Les Grecs[6], qui ont excellé dans tous les beaux-arts, avaient porté à un haut point de perfection la gravure en creux et en relief sur les pierres : ils recherchaient les belles agates onyx pour en faire des camées ; il nous reste plusieurs de ces pierres gravées dont nos connaisseurs ne peuvent se lasser d’admirer la beauté du travail, la correction du dessin, la netteté et la finesse du trait dans le relief, qui se détache si parfaitement du fond de la pierre qu’on le croirait fait à part, et ensuite collé sur cette même pierre ; ils choisissaient pour ces beaux camées les onyx blanches et rouges, ou de deux autres couleurs qui tranchaient fortement l’une sur l’autre. Il y a plusieurs agates qui n’ont que deux couches ou lits de couleurs différentes ; mais on en connaît d’autres qui ont trois et même quatre lits bien distincts[7] : du brun profond et noir, du blanc mat, du bleu clair et du jaune rougeâtre ; ces onyx de trois et quatre couleurs sont plus rares, et sont en plus petit volume que celles de deux couleurs qui se trouvent communément avec les autres agates ; les anciens tiraient de l’Égypte les plus belles onyx, et aujourd’hui l’on en trouve dans plusieurs provinces de l’Orient, et particulièrement en Arabie[8].


Notes de Buffon
  1. Onyx, en grec, ongle ; et l’imagination des Grecs n’était pas restée en défaut sur cette dénomination pour lui former une origine élégante et mythologique. Un jour, disaient-ils, l’Amour, trouvant Vénus endormie, lui coupa les ongles avec le fer d’une de ses flèches et s’envola ; les rognures tombèrent sur le sable du rivage de l’Inde ; et, comme tout ce qui provient d’un corps céleste ne peut pas périr, les Parques les ramassèrent soigneusement et les changèrent en cette sorte de pierre qu’on appelle onyx. Voyez Robert de Berquen, Merveilles des Indes, p. 61.
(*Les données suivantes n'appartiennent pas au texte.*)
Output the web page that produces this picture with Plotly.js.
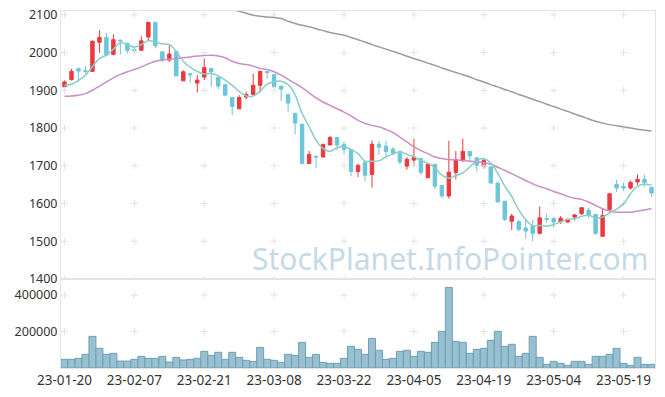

  2. Lapid. et gemm., no 57.
  3. Hill., p. 122.
  4. Plin., lib. xxxvii, nos 71 et 72.
  5. Plin., lib. xxxvii, no 60.
  6. Plusieurs artistes grecs s’immortalisèrent par la gravure sur pierres fines. Pline nomme Apollonide, Cronias, Dioscoride qui grava la tête d’Auguste, laquelle servit de sceau aux Césars ; mais le premier de ces artistes, ajoute-t-il, fut Pyrgotèle ; et Alexandre, par le même édit où il défendait à tout autre qu’à Apelle de le peindre, et à tout autre qu’à Lysippe de modeler sa statue, n’accordait qu’au seul Pyrgotèle l’honneur de graver son effigie. Voyez Pline, lib. xxxvii, no 4.
  7. « Lycophthalmos quatuor est colorum ex rutilo et sanguineo, in medio nigrum candido cingitur ut luporum oculi, illis per omnia similis. — Triophthalmos tres hominis simul oculos exprimens. » Plin., lib. xxxvii, nos 71 et 72. — « Horminodes ex argumento viriditatis in candida gemma vel nigra et aliquando pallida, ambiente circulo aurei coloris appellatur. » Idem, no 60.
  8. On trouve des onyx dans l’Yémen ; on voit beaucoup de ces pierres dans les chemins, entre Taœs et le mont Sumâra. Ayescha, la femme bien-aimée de Mahomet, avait un collier de ces pierres peu estimées aujourd’hui. Description de l’Arabie, par M. Niebuhr, p. 125.